DBW: We have to understand that the reason rap is so controversial is that it reflects the reality of lower-class black youth. And this reality has come into conflict with the black bourgeoisie, the black middle-class professionals who want to portray themselves as the success story of African America. Culture is a legitimate arena of the struggle for liberation. Just like rock in its initial form was a music of rebellion, a music that expressed the nihilism of white youth who were fed up with this white mom-and-pop picket-fence reality that didn't reflect the terror that was going on behind the picket fence...you know? The rape and brutalization of youth behind the picket fence.
 
So look at rap music and look at where it came from. It came from out of the South Bronx. It came out of Brownsville, it came out of Harlem. These were kids who had no place to go, who had no movement to go to, because the Panthers were destroyed, to whom a hero was nothing but a fish sandwich.
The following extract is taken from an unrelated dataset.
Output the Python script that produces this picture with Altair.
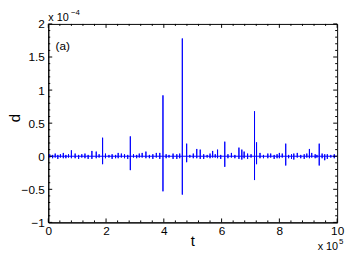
import altair as alt
import pandas as pd

# spikes: time (x 1e5), upper peak and lower peak (x 1e-4)
spike_t = [0.80, 1.51, 1.66, 1.88, 2.42, 2.84, 3.25, 3.38, 3.86, 3.97, 4.32, 4.64,
           4.79, 5.14, 5.26, 5.69, 5.86, 6.11, 6.60, 6.70, 6.78, 7.14, 7.21, 7.33,
           7.60, 8.00, 8.22, 8.50, 9.04, 9.12, 9.38, 9.57]
spike_up = [0.09, 0.08, 0.07, 0.28, 0.05, 0.30, 0.05, 0.07, 0.05, 0.92, 0.04, 1.78,
            0.19, 0.11, 0.10, 0.08, 0.10, 0.22, 0.13, 0.10, 0.07, 0.68, 0.21, 0.05,
            0.04, 0.05, 0.19, 0.04, 0.11, 0.05, 0.19, 0.03]
spike_dn = [-0.03, -0.04, -0.03, -0.12, -0.03, -0.21, -0.02, -0.03, -0.04, -0.53, -0.04, -0.58,
            -0.09, -0.03, -0.04, -0.02, -0.03, -0.16, -0.04, -0.05, -0.03, -0.36, -0.12, -0.03,
            -0.03, -0.03, -0.14, -0.05, -0.03, -0.02, -0.14, -0.06]

# small background fluctuations
noise_t = [0.05, 0.15, 0.24, 0.33, 0.42, 0.52, 0.61, 0.70, 0.93, 1.05,
           1.16, 1.27, 1.38, 1.76, 1.98, 2.10, 2.21, 2.33, 2.53, 2.64,
           2.75, 2.95, 3.06, 3.15, 3.50, 3.62, 3.74, 4.08, 4.18, 4.45,
           4.55, 4.90, 5.02, 5.38, 5.50, 5.60, 5.78, 5.97, 6.22, 6.34,
           6.46, 6.90, 7.02, 7.45, 7.70, 7.82, 7.92, 8.10, 8.32, 8.42,
           8.62, 8.74, 8.86, 8.95, 9.24, 9.30, 9.48, 9.66, 9.78, 9.90]
noise_up = [0.03, 0.02, 0.04, 0.02, 0.03, 0.05, 0.02, 0.03, 0.04, 0.02,
            0.03, 0.04, 0.02, 0.03, 0.04, 0.02, 0.03, 0.02, 0.04, 0.03,
            0.02, 0.03, 0.02, 0.04, 0.02, 0.03, 0.05, 0.03, 0.02, 0.03,
            0.04, 0.02, 0.04, 0.03, 0.02, 0.04, 0.03, 0.02, 0.03, 0.05,
            0.02, 0.04, 0.03, 0.02, 0.04, 0.02, 0.03, 0.04, 0.02, 0.03,
            0.05, 0.02, 0.03, 0.04, 0.03, 0.02, 0.04, 0.03, 0.02, 0.03]
noise_dn = [-0.02, -0.03, -0.02, -0.04, -0.02, -0.03, -0.03, -0.02, -0.03, -0.04,
            -0.02, -0.03, -0.04, -0.02, -0.03, -0.02, -0.04, -0.03, -0.02, -0.03,
            -0.04, -0.02, -0.03, -0.02, -0.03, -0.04, -0.02, -0.03, -0.02, -0.04,
            -0.03, -0.02, -0.03, -0.04, -0.02, -0.03, -0.02, -0.04, -0.03, -0.02,
            -0.03, -0.04, -0.02, -0.03, -0.02, -0.04, -0.03, -0.02, -0.03, -0.04,
            -0.02, -0.03, -0.04, -0.02, -0.03, -0.02, -0.03, -0.04, -0.02, -0.03]

x_ticks = [0, 2, 4, 6, 8, 10]
y_ticks = [-1, -0.5, 0, 0.5, 1, 1.5, 2]
x_minor = [0.4, 0.8, 1.2, 1.6, 2.4, 2.8, 3.2, 3.6, 4.4, 4.8, 5.2, 5.6,
           6.4, 6.8, 7.2, 7.6, 8.4, 8.8, 9.2, 9.6]
y_minor = [v / 10 for v in range(-10, 21) if v % 5 != 0]

W, H = 294, 202
FONT = "Liberation Sans"

events = sorted(list(zip(spike_t, spike_up, spike_dn)) + list(zip(noise_t, noise_up, noise_dn)))
rows = [{"t": 0.0, "d": 0.0}]
for t, u, dn in events:
    rows += [{"t": t, "d": 0.0}, {"t": t, "d": u}, {"t": t, "d": dn}, {"t": t, "d": 0.0}]
rows.append({"t": 10.0, "d": 0.0})
df = pd.DataFrame(rows)
df["i"] = range(len(df))

xs = alt.Scale(domain=[0, 10], nice=False, zero=False)
ys = alt.Scale(domain=[-1, 2], nice=False, zero=False)
ax_x = alt.Axis(values=x_ticks, ticks=False, grid=False, title=None,
                labelPadding=3, labelFlush=False, format="d")
ax_y = alt.Axis(values=y_ticks, ticks=False, grid=False, title=None,
                labelPadding=4, format="~g")

line = alt.Chart(df).mark_line(color="#0000ff", strokeWidth=1, clip=True).encode(
    x=alt.X("t:Q", scale=xs, axis=ax_x),
    y=alt.Y("d:Q", scale=ys, axis=ax_y),
    order="i:Q",
)


def xt(vals, y0, y1):
    return alt.Chart(pd.DataFrame({"t": vals})).mark_rule(color="black", strokeWidth=1).encode(
        x=alt.X("t:Q", scale=xs, axis=ax_x), y=alt.value(y0), y2=alt.value(y1))


def yt(vals, x0, x1):
    return alt.Chart(pd.DataFrame({"d": vals})).mark_rule(color="black", strokeWidth=1).encode(
        y=alt.Y("d:Q", scale=ys, axis=ax_y), x=alt.value(x0), x2=alt.value(x1))


ticks = [
    xt(x_ticks, H, H - 4), xt(x_ticks, 0, 4), xt(x_minor, H, H - 2), xt(x_minor, 0, 2),
    yt(y_ticks, 0, 4), yt(y_ticks, W, W - 4), yt(y_minor, 0, 2), yt(y_minor, W, W - 2),
]


def txt(s, x, y, size, align="left", baseline="alphabetic", angle=0):
    return alt.Chart(pd.DataFrame({"s": [s]})).mark_text(
        align=align, baseline=baseline, fontSize=size, font=FONT, color="black", angle=angle
    ).encode(x=alt.value(x), y=alt.value(y), text="s:N")


label_a = alt.Chart(pd.DataFrame({"t": [0.25], "d": [1.67], "s": ["(a)"]})).mark_text(
    align="left", baseline="middle", fontSize=12, font=FONT, color="black"
).encode(x=alt.X("t:Q", scale=xs, axis=ax_x), y=alt.Y("d:Q", scale=ys, axis=ax_y), text="s:N")

texts = [
    label_a,
    txt("x 10", 0, -3, 11),
    txt("\u22124", 23, -9, 8),
    txt("x 10", 295, 230, 11, align="right"),
    txt("5", 296, 224, 8),
    txt("t", 147, 226, 15, align="center"),
    txt("d", -34, 96, 15, align="center", baseline="middle", angle=270),
]

chart = alt.layer(line, *ticks, *texts).properties(
    width=W, height=H,
    padding={"left": 41, "top": 14, "right": 8, "bottom": 32},
    autosize=alt.AutoSizeParams(type="none"),
).configure_view(stroke="black", strokeWidth=1).configure_axis(
    labelFont=FONT, labelFontSize=12, labelColor="black", domainColor="black", domainWidth=1,
)

chart.save("out.html", embed_options={"renderer": "svg", "actions": False})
So they would gather together in the park or in the basement of vacant building and they would play tapes and rap over the music, or they would go get their mom's and pop's old records and scratch on them, and they created a whole genre of music that was first attacked as being transitory, irrelevant. But it was white males who controlled the music industry that made gangsta rap - the 2 Live Crew genre of rap, the misogynist rap, the homophobic rap - the type of rap that was popular. They didn't gravitate towards the positive rap, because most of the positive rap was black nationalist, that reflected the ideology of organizations like the Black Panther Party. You see? This genre of rap was completely ignored.
 
But at the same time it enjoyed a considerable amount of credibility in the African American community, among the youth. A lot of the DJs came from this scene. They were taken out of the clubs and put on the streets overnight, like Red Alert, Dr. Dre. Some of them came out of the black bourgeoisie and had street affectations, but many of them came up out of that milieu.
 
And it was activists who had a problem with misogynist rap, it was activists - myself and others - who had a problem with homophobic rap, that had a problem with reactionary rap, and criticized the rappers for this. And it was only after the rappers began to respond to us in a positive way, to search out images of Malcolm and the Black Panther Party, that the black bourgeoisie came up and started talking about how they weren't gonna take it no more. Black clergy led demonstrations against rap, and some of the major black stations like 107.5 WBLS in this city - owned by Inner City Broadcasting of Percy Sutton, who was Malcolm's lawyer and is also a big businessman in this city - started playing what they called "classic soul." Now, classic soul was the music of my generation, OK? But the "classic soul" that they played was classic soul that didn't have no political message either - I mean the love songs, ballads and so forth.
 
BW: What's your message today to the kids in Bed Stuy and the South Bronx?
 
DBW: The same message that the Black Panther Party called forth. That they organize to defend the integrity of the African American community on all levels, and that they understand that because violence is as American as apple pie, they have to organize the community's capacity to carry out revolutionary violence in its own self-interest. I say that with the proviso that as long as we don't have control over law enforcement agencies that brutalize and murder us, then we have to deal with racist attack on that level.
 
BW: And what's your message to white folks who are going to be reading this?
 
DBW: They have to really understand that the European nation-state that they live in sees all of its citizens as its enemy, and unless they stop the consolidation of those forces of the rich who are in control of this state, that are determining the parameters of debate, that are increasingly encroaching on our democratic rights - unless they wake up and deal with this, then all of us are going to be subjected to the same type of repression and control. Fascism isn't just a word. It's the organization of state power and finance capital into a system that controls everybody.